The details are sometimes surprisingly natural and curving, for an architect who is labelled as brutalist. He uses concrete to create liquid forms that create a floating terrace in the backyard. A mirror in the bathroom mimics the curving lines of this walking area. The interior is filled with richly patterned and knotted wood. The floors are made of concrete, that blends seamlessly with the rest of the building. Large circular skylights let the light pour in, as do massive walls made entirely of glass.
7. House Lampens – Hartmann
In a departure from Lampens predominant use of concrete, this house is constructed with grey brick. The front facade features a circular window and is entirely covered in a beautiful sheath of ivy. The driveway is sheltered by overhanging tree branches, creating a lush and green entry into the house. The house is much more vertical than his other creations, which tend to be low to the ground and feature large portions of glass windows. Unlike his other structures that have a bunker like quality, this one resembles something more of a spaceship.

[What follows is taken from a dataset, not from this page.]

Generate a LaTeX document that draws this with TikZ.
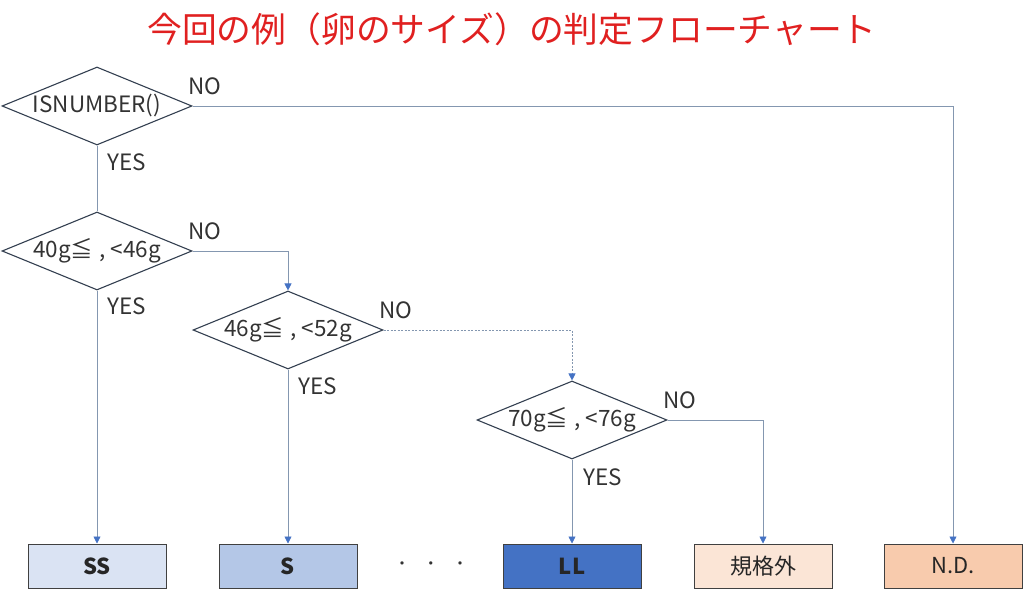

8. The House Derwael–Thienpont in Gavere
This house is filled on the inside with beautiful warm wood, and layers of glass that create an open and airy quality. This, like many of his buildings, contrasts with the heavy fortress of concrete seen from the outside. This is not something we associate with Brutalism, or even Modernism where the conceit of having inside and outside space “flow into one another” means no such distinction is drawn. It is true that Lampens’ houses have large areas of glazing but it is rare to have an intermediate space such as a terrace or covered porch. I expect this is because In Belgium (as in the UK) the weather is such that many a garden is best appreciated from indoors.
The nearby coastlines of Belgium, France and The Netherlands are littered with WWII bunkers that are indeed massive, monolithic, mute, protective and made of concrete, as fortifications tend to be. These next three photographs by Jonathan Andrew, of some in France, convey the architectonic dimension of these structures.
“For Lampens, these constructions on the Atlantic coast constituted the most beautiful examples of brutalism. Though not directly associated with brutalism, the architecture of Juliaan Lampens stands as a significant variant of this style: materially in his use of raw concrete, and formally in his deployment of the bunker typology. For some time he experimented with raw concrete in order to develop his style of bunker-like exteriors combined with open vistas and sculptural motifs.”
9. Loft Lauwens
Some people won’t see the wood for the concrete but much of Lampens’ work makes strong use of timber and would not be called Brutalist by any definition. Loft Lauwens (circa 1974) is a good example. It’s only publication is in a Japanese magazine, perhaps because the Japanese are less preoccupied with what’s concrete and what’s not. Loft Lauwens is a house built inside an industrial shed has an exposed truss amongst much timber. The effect is neither industrial nor organic. Lampens was quoted as saying he prefers timber for the parts of buildings people touch but the stair handrail is metal.
Juliaan Lampens in some ways defied categorization, perhaps making him such an evasive figure in the history of architecture. He never reached the cult status of many architects whose brilliance seems absolutely commensurate with his own. His combination of stark brutalist exteriors, with natural open interiors and curving details made him a distinct and unique designer.